■ What you should do: Write out each line word for word. Drop pictures.

■ Information provided:
——————

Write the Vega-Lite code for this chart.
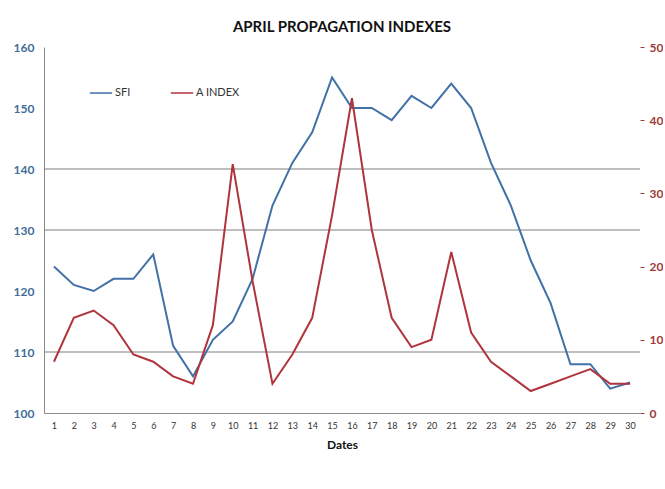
{
  "$schema": "https://vega.github.io/schema/vega-lite/v6.json",
  "width": 596,
  "height": 366,
  "padding": {"left": 13, "top": 20, "right": 0, "bottom": 5},
  "background": "white",
  "title": {"text": "APRIL PROPAGATION  INDEXES", "font": "Lato", "fontSize": 15, "fontWeight": "bold", "color": "#111111", "offset": 6, "anchor": "middle"},
  "config": {"view": {"stroke": null}, "font": "Lato"},
  "data": {"values": [
    {"day": 1, "sfi": 124, "a": 7},
    {"day": 2, "sfi": 121, "a": 13},
    {"day": 3, "sfi": 120, "a": 14},
    {"day": 4, "sfi": 122, "a": 12},
    {"day": 5, "sfi": 122, "a": 8},
    {"day": 6, "sfi": 126, "a": 7},
    {"day": 7, "sfi": 111, "a": 5},
    {"day": 8, "sfi": 106, "a": 4},
    {"day": 9, "sfi": 112, "a": 12},
    {"day": 10, "sfi": 115, "a": 34},
    {"day": 11, "sfi": 122, "a": 18},
    {"day": 12, "sfi": 134, "a": 4},
    {"day": 13, "sfi": 141, "a": 8},
    {"day": 14, "sfi": 146, "a": 13},
    {"day": 15, "sfi": 155, "a": 27},
    {"day": 16, "sfi": 150, "a": 43},
    {"day": 17, "sfi": 150, "a": 25},
    {"day": 18, "sfi": 148, "a": 13},
    {"day": 19, "sfi": 152, "a": 9},
    {"day": 20, "sfi": 150, "a": 10},
    {"day": 21, "sfi": 154, "a": 22},
    {"day": 22, "sfi": 150, "a": 11},
    {"day": 23, "sfi": 141, "a": 7},
    {"day": 24, "sfi": 134, "a": 5},
    {"day": 25, "sfi": 125, "a": 3},
    {"day": 26, "sfi": 118, "a": 4},
    {"day": 27, "sfi": 108, "a": 5},
    {"day": 28, "sfi": 108, "a": 6},
    {"day": 29, "sfi": 104, "a": 4},
    {"day": 30, "sfi": 105, "a": 4}
  ]},
  "encoding": {
    "x": {"field": "day", "type": "ordinal", "scale": {"type": "point", "padding": 0.5},
      "axis": {"title": "Dates", "labelAngle": 0, "ticks": false, "domainColor": "#8a8a8a", "labelFontSize": 9, "labelColor": "#333333", "labelPadding": 8, "titleFontSize": 12, "titleFontWeight": "bold", "titleColor": "#111111", "titlePadding": 9}}
  },
  "layer": [
    {
      "layer": [
        {
          "data": {"values": [{"g": 110}, {"g": 130}, {"g": 140}]},
          "mark": {"type": "rule", "color": "#7f7f7f", "strokeWidth": 1},
          "encoding": {"y": {"field": "g", "type": "quantitative", "scale": {"domain": [100, 160], "nice": false}}, "x": null}
        },
        {
          "mark": {"type": "line", "strokeWidth": 2},
          "encoding": {
            "y": {"field": "sfi", "type": "quantitative", "scale": {"domain": [100, 160], "nice": false},
              "axis": {"title": null, "values": [100, 110, 120, 130, 140, 150, 160], "grid": false, "ticks": false, "domainColor": "#8a8a8a", "labelColor": "#3f6e9a", "labelFontWeight": "bold", "labelFontSize": 12, "labelPadding": 10}},
            "color": {"datum": "SFI", "type": "nominal",
              "scale": {"domain": ["SFI", "A INDEX"], "range": ["#4171a6", "#b0343c"]},
              "legend": {"title": null, "orient": "none", "legendX": 45, "legendY": 34, "direction": "horizontal", "symbolType": "stroke", "symbolSize": 500, "symbolStrokeWidth": 1.5, "labelFontSize": 11, "labelColor": "#333333", "columnPadding": 36, "labelOffset": 2}}
          }
        }
      ]
    },
    {
      "mark": {"type": "line", "strokeWidth": 2},
      "encoding": {
        "y": {"field": "a", "type": "quantitative", "scale": {"domain": [0, 50], "nice": false},
          "axis": {"title": null, "orient": "right", "values": [0, 10, 20, 30, 40, 50], "grid": false, "domain": false, "ticks": true, "tickSize": 4, "tickColor": "#9e3a3a", "labelColor": "#9e3a3a", "labelFontWeight": "bold", "labelFontSize": 12, "labelPadding": 5}},
        "color": {"datum": "A INDEX", "type": "nominal"}
      }
    }
  ],
  "resolve": {"scale": {"y": "independent"}}
}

——————

■ Result of this task:
Write the Vega-Lite code for this chart.
{
  "$schema": "https://vega.github.io/schema/vega-lite/v6.json",
  "width": 596,
  "height": 366,
  "padding": {"left": 13, "top": 20, "right": 0, "bottom": 5},
  "background": "white",
  "title": {"text": "APRIL PROPAGATION  INDEXES", "font": "Lato", "fontSize": 15, "fontWeight": "bold", "color": "#111111", "offset": 6, "anchor": "middle"},
  "config": {"view": {"stroke": null}, "font": "Lato"},
  "data": {"values": [
    {"day": 1, "sfi": 124, "a": 7},
    {"day": 2, "sfi": 121, "a": 13},
    {"day": 3, "sfi": 120, "a": 14},
    {"day": 4, "sfi": 122, "a": 12},
    {"day": 5, "sfi": 122, "a": 8},
    {"day": 6, "sfi": 126, "a": 7},
    {"day": 7, "sfi": 111, "a": 5},
    {"day": 8, "sfi": 106, "a": 4},
    {"day": 9, "sfi": 112, "a": 12},
    {"day": 10, "sfi": 115, "a": 34},
    {"day": 11, "sfi": 122, "a": 18},
    {"day": 12, "sfi": 134, "a": 4},
    {"day": 13, "sfi": 141, "a": 8},
    {"day": 14, "sfi": 146, "a": 13},
    {"day": 15, "sfi": 155, "a": 27},
    {"day": 16, "sfi": 150, "a": 43},
    {"day": 17, "sfi": 150, "a": 25},
    {"day": 18, "sfi": 148, "a": 13},
    {"day": 19, "sfi": 152, "a": 9},
    {"day": 20, "sfi": 150, "a": 10},
    {"day": 21, "sfi": 154, "a": 22},
    {"day": 22, "sfi": 150, "a": 11},
    {"day": 23, "sfi": 141, "a": 7},
    {"day": 24, "sfi": 134, "a": 5},
    {"day": 25, "sfi": 125, "a": 3},
    {"day": 26, "sfi": 118, "a": 4},
    {"day": 27, "sfi": 108, "a": 5},
    {"day": 28, "sfi": 108, "a": 6},
    {"day": 29, "sfi": 104, "a": 4},
    {"day": 30, "sfi": 105, "a": 4}
  ]},
  "encoding": {
    "x": {"field": "day", "type": "ordinal", "scale": {"type": "point", "padding": 0.5},
      "axis": {"title": "Dates", "labelAngle": 0, "ticks": false, "domainColor": "#8a8a8a", "labelFontSize": 9, "labelColor": "#333333", "labelPadding": 8, "titleFontSize": 12, "titleFontWeight": "bold", "titleColor": "#111111", "titlePadding": 9}}
  },
  "layer": [
    {
      "layer": [
        {
          "data": {"values": [{"g": 110}, {"g": 130}, {"g": 140}]},
          "mark": {"type": "rule", "color": "#7f7f7f", "strokeWidth": 1},
          "encoding": {"y": {"field": "g", "type": "quantitative", "scale": {"domain": [100, 160], "nice": false}}, "x": null}
        },
        {
          "mark": {"type": "line", "strokeWidth": 2},
          "encoding": {
            "y": {"field": "sfi", "type": "quantitative", "scale": {"domain": [100, 160], "nice": false},
              "axis": {"title": null, "values": [100, 110, 120, 130, 140, 150, 160], "grid": false, "ticks": false, "domainColor": "#8a8a8a", "labelColor": "#3f6e9a", "labelFontWeight": "bold", "labelFontSize": 12, "labelPadding": 10}},
            "color": {"datum": "SFI", "type": "nominal",
              "scale": {"domain": ["SFI", "A INDEX"], "range": ["#4171a6", "#b0343c"]},
              "legend": {"title": null, "orient": "none", "legendX": 45, "legendY": 34, "direction": "horizontal", "symbolType": "stroke", "symbolSize": 500, "symbolStrokeWidth": 1.5, "labelFontSize": 11, "labelColor": "#333333", "columnPadding": 36, "labelOffset": 2}}
          }
        }
      ]
    },
    {
      "mark": {"type": "line", "strokeWidth": 2},
      "encoding": {
        "y": {"field": "a", "type": "quantitative", "scale": {"domain": [0, 50], "nice": false},
          "axis": {"title": null, "orient": "right", "values": [0, 10, 20, 30, 40, 50], "grid": false, "domain": false, "ticks": true, "tickSize": 4, "tickColor": "#9e3a3a", "labelColor": "#9e3a3a", "labelFontWeight": "bold", "labelFontSize": 12, "labelPadding": 5}},
        "color": {"datum": "A INDEX", "type": "nominal"}
      }
    }
  ],
  "resolve": {"scale": {"y": "independent"}}
}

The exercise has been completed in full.